[WHAT YOU HAVE TO DO] Print all of the data exactly.
+--
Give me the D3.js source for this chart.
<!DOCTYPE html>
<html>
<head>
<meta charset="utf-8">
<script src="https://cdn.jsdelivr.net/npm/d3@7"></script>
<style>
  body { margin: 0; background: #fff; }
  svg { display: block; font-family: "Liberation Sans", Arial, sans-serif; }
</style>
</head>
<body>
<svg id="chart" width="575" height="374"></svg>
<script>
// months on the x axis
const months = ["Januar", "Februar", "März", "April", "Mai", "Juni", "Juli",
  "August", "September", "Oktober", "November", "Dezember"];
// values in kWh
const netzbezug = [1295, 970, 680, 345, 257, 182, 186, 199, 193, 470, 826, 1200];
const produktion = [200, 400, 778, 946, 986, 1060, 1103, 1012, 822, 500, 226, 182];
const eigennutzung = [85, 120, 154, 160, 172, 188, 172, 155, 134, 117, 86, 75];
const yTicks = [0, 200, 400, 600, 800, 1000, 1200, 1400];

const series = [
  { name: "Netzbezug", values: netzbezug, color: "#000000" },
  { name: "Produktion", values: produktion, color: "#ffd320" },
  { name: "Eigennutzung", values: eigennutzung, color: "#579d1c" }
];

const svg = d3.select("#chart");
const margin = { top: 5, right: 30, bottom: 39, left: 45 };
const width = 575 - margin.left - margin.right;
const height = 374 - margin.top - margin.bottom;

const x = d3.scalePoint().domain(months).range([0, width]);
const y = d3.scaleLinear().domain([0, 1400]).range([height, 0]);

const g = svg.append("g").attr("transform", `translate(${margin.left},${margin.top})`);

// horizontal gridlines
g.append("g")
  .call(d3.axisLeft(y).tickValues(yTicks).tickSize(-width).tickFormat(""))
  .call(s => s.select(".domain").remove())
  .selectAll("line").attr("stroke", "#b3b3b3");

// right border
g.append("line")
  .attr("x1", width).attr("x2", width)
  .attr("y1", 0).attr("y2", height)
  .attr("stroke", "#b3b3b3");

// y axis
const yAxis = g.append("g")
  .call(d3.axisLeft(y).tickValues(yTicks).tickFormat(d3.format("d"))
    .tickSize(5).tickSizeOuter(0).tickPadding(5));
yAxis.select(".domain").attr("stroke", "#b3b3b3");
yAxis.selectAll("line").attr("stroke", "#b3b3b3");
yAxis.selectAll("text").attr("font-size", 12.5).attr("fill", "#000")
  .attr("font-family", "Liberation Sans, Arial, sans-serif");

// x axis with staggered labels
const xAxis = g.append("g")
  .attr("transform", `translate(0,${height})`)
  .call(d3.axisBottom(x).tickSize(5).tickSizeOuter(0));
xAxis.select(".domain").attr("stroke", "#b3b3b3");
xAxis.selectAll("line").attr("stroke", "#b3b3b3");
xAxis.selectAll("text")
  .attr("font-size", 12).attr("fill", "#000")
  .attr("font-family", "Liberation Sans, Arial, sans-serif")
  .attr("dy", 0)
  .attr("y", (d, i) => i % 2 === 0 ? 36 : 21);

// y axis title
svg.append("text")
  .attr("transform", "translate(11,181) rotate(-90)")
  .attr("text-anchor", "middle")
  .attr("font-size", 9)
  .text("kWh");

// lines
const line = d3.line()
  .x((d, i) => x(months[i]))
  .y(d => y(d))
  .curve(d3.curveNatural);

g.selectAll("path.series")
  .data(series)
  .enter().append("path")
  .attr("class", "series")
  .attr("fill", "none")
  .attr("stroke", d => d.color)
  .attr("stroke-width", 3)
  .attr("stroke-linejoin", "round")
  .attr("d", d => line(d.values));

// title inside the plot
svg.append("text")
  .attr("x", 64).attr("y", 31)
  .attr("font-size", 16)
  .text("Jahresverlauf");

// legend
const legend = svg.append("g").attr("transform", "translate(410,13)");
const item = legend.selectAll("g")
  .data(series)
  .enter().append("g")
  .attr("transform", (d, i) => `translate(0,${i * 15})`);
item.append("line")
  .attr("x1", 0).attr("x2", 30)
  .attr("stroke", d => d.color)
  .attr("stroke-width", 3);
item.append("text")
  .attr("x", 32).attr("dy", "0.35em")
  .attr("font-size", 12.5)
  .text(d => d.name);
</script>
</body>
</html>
+--
[FINISHED ANSWER]
Give me the D3.js source for this chart.
<!DOCTYPE html>
<html>
<head>
<meta charset="utf-8">
<script src="https://cdn.jsdelivr.net/npm/d3@7"></script>
<style>
  body { margin: 0; background: #fff; }
  svg { display: block; font-family: "Liberation Sans", Arial, sans-serif; }
</style>
</head>
<body>
<svg id="chart" width="575" height="374"></svg>
<script>
// months on the x axis
const months = ["Januar", "Februar", "März", "April", "Mai", "Juni", "Juli",
  "August", "September", "Oktober", "November", "Dezember"];
// values in kWh
const netzbezug = [1295, 970, 680, 345, 257, 182, 186, 199, 193, 470, 826, 1200];
const produktion = [200, 400, 778, 946, 986, 1060, 1103, 1012, 822, 500, 226, 182];
const eigennutzung = [85, 120, 154, 160, 172, 188, 172, 155, 134, 117, 86, 75];
const yTicks = [0, 200, 400, 600, 800, 1000, 1200, 1400];

const series = [
  { name: "Netzbezug", values: netzbezug, color: "#000000" },
  { name: "Produktion", values: produktion, color: "#ffd320" },
  { name: "Eigennutzung", values: eigennutzung, color: "#579d1c" }
];

const svg = d3.select("#chart");
const margin = { top: 5, right: 30, bottom: 39, left: 45 };
const width = 575 - margin.left - margin.right;
const height = 374 - margin.top - margin.bottom;

const x = d3.scalePoint().domain(months).range([0, width]);
const y = d3.scaleLinear().domain([0, 1400]).range([height, 0]);

const g = svg.append("g").attr("transform", `translate(${margin.left},${margin.top})`);

// horizontal gridlines
g.append("g")
  .call(d3.axisLeft(y).tickValues(yTicks).tickSize(-width).tickFormat(""))
  .call(s => s.select(".domain").remove())
  .selectAll("line").attr("stroke", "#b3b3b3");

// right border
g.append("line")
  .attr("x1", width).attr("x2", width)
  .attr("y1", 0).attr("y2", height)
  .attr("stroke", "#b3b3b3");

// y axis
const yAxis = g.append("g")
  .call(d3.axisLeft(y).tickValues(yTicks).tickFormat(d3.format("d"))
    .tickSize(5).tickSizeOuter(0).tickPadding(5));
yAxis.select(".domain").attr("stroke", "#b3b3b3");
yAxis.selectAll("line").attr("stroke", "#b3b3b3");
yAxis.selectAll("text").attr("font-size", 12.5).attr("fill", "#000")
  .attr("font-family", "Liberation Sans, Arial, sans-serif");

// x axis with staggered labels
const xAxis = g.append("g")
  .attr("transform", `translate(0,${height})`)
  .call(d3.axisBottom(x).tickSize(5).tickSizeOuter(0));
xAxis.select(".domain").attr("stroke", "#b3b3b3");
xAxis.selectAll("line").attr("stroke", "#b3b3b3");
xAxis.selectAll("text")
  .attr("font-size", 12).attr("fill", "#000")
  .attr("font-family", "Liberation Sans, Arial, sans-serif")
  .attr("dy", 0)
  .attr("y", (d, i) => i % 2 === 0 ? 36 : 21);

// y axis title
svg.append("text")
  .attr("transform", "translate(11,181) rotate(-90)")
  .attr("text-anchor", "middle")
  .attr("font-size", 9)
  .text("kWh");

// lines
const line = d3.line()
  .x((d, i) => x(months[i]))
  .y(d => y(d))
  .curve(d3.curveNatural);

g.selectAll("path.series")
  .data(series)
  .enter().append("path")
  .attr("class", "series")
  .attr("fill", "none")
  .attr("stroke", d => d.color)
  .attr("stroke-width", 3)
  .attr("stroke-linejoin", "round")
  .attr("d", d => line(d.values));

// title inside the plot
svg.append("text")
  .attr("x", 64).attr("y", 31)
  .attr("font-size", 16)
  .text("Jahresverlauf");

// legend
const legend = svg.append("g").attr("transform", "translate(410,13)");
const item = legend.selectAll("g")
  .data(series)
  .enter().append("g")
  .attr("transform", (d, i) => `translate(0,${i * 15})`);
item.append("line")
  .attr("x1", 0).attr("x2", 30)
  .attr("stroke", d => d.color)
  .attr("stroke-width", 3);
item.append("text")
  .attr("x", 32).attr("dy", "0.35em")
  .attr("font-size", 12.5)
  .text(d => d.name);
</script>
</body>
</html>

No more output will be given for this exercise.